His is an uphill battle. The computers, the programs and the interfacing are antiquated, some dating back to the 1980s because of a lack of attention and funds provided by the state.
“We as a state only spent 1 cent on the dollar for technology for the past 30 years,” says Bhagowalia, who received his M.S. from Syracuse University. “We should have been spending 3 to 5 cents on the dollar. So guess what? Our technology is behind the times. I am just asking for one more cent on the dollar – that is still well below what we need, but with that we can really start to improve it.”
His plan outlines how he doesn’t want to drag us into the modern age, but to leapfrog over all that lost time to make us a leader in technology. He points to Singapore and South Korea as places that were adrift but have now turbocharged their economy through modernizing and helping businesses acquire what they need.
“Everything we do in our lives these days in business requires technologies, but it is more than technology, it is about information,” says Bhagowalia, who began his career in the private sector serving as a senior principal engineer with Boeing. “They need information, they need it to be mobile and to have it at their fingertips right now.
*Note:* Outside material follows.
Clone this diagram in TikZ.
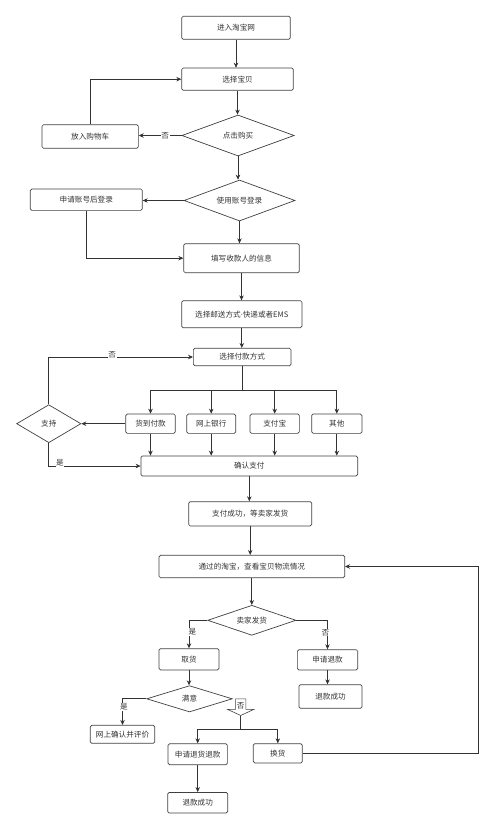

You have heard of news you can use; we believe in information you can use.”
He has six mobile apps he will unveil in June, giving the public access to information that previously was available only by visiting the varied offices. Soon, tax information, education updates and even the population in our homeless shelters will be accessible instantly on one’s mobile device.
The first example of how this information can be used can be seen in a project done recently by some of Bhagowalia’s interns from HPU. Simply using the information now available on the Hawaii.gov website, they put together a database where one can track fuel prices, revenue from tourist expenditures and money collected from the cigarette tax.
By opening up all the data the government collects, one is arming businesses with the information they need to be successful.
“This is what you want – anyone can do this!” says Bhagowalia of the site at data.hpu.edu. “You don’t know where the next brilliance is – anyone can do this. People have innate skills, we just need to bring it out. This is what can happen with open data.”
He began this evolution to online government in Washington, D.C., which received an unprecedented 75 approval rating for the public’s experience with government services.
As he sees it, we need to reverse our thinking on what the government provides for the public.
“In the past, the government would say, ‘You will like what we give you,’ but what about what we want?” asks Bhagowalia, who also helped update IT for the FBI and U.S. Department of the Interior. “You have heard about these hackathons so that citizens can engage with us and say what else we should be doing.”
“Hackathon” is an insider term used to describe when one opens up something to everyone to contribute, usually involving software. But Bhagowalia believes it can work in all sectors – and it seems his boss believes in it, too.
“Sonny has built confidence and momentum across government agencies, industry leaders and the people of Hawaii toward modernizing our state’s aging technology infrastructure and systems – a long-term investment that will improve government and business processes,” says Gov. Neil Abercrombie. “His work transcends technology into a new way of doing business in Hawaii and providing public services.”
Helping the general public is only half the job, though. There are still 70 services the state performs that look internally, and everywhere he looks he sees redundancies and unnecessary steps that only make the government more cumbersome and costly.
He cites the state Department of Accounting and General Services, which is housed next door to his Alakea Street office. DAGS processes 22 million pieces of paper each month.
“In their data center you have these big mainframes, and right next to it you have stacks of paper – and in 2013, that’s not right,” says Bhagowalia. “One of the internal-facing services is Enterprise Resource Planning, which does the management of everything in our state regarding human resources, budget and finance, payroll, assets and grant management, how we procure stuff – all of that needs to be managed better.
“Right now it is all paper, and we don’t even know what the budget is, we just make spreadsheets and link them together and publish them up. We want a financial system where, at any point in time, you can see real costs. You should have a leave system where you can go in at anytime and see how much leave you have.
“Now we have forms, you do it by hand and turn it in, then another person takes that paper and puts it into another system. Look what we are doing here, it’s crazy! This has got to stop. If all of this was available online, you could just ask the system. We have to stop all this paperwork and protect our forests.”
His fervor is evident, and naysayers beware. He was told he would never get the funding he needed, but instead he got $25 million in his first year. From his decades of public service, he has learned that it isn’t always getting the new software in place that is toughest; it is getting the people to buy in.
“The hard one is organizational culture, getting people to work together across organizational lines so that they know they can really change,” says Bhagowalia. “How do you get them to come in and trust us? Come up with ideas, implement your ideas; you don’t have to wait on us.”
In order to get people to buy in, however, he has to earn their trust that he can truly make this revolution happen, and he believes that when they unveil the new site, myhawaii.gov, with its personalized dashboards and updates, he will have done just that.
“Previously, you would go to our site and you couldn’t find anything, you would just give up. We want people to not give up and have a pleasant experience,” says Bhagowalia.
“Now you will be able to see a service and interact with that service directly, taking away the paper-based silos and waiting in line, and taking it online, and everything being interactive online and mobile.”
That is something that none of us would have ever imagined, but with Bhagowalia at the helm, it is time we expected the unexpected.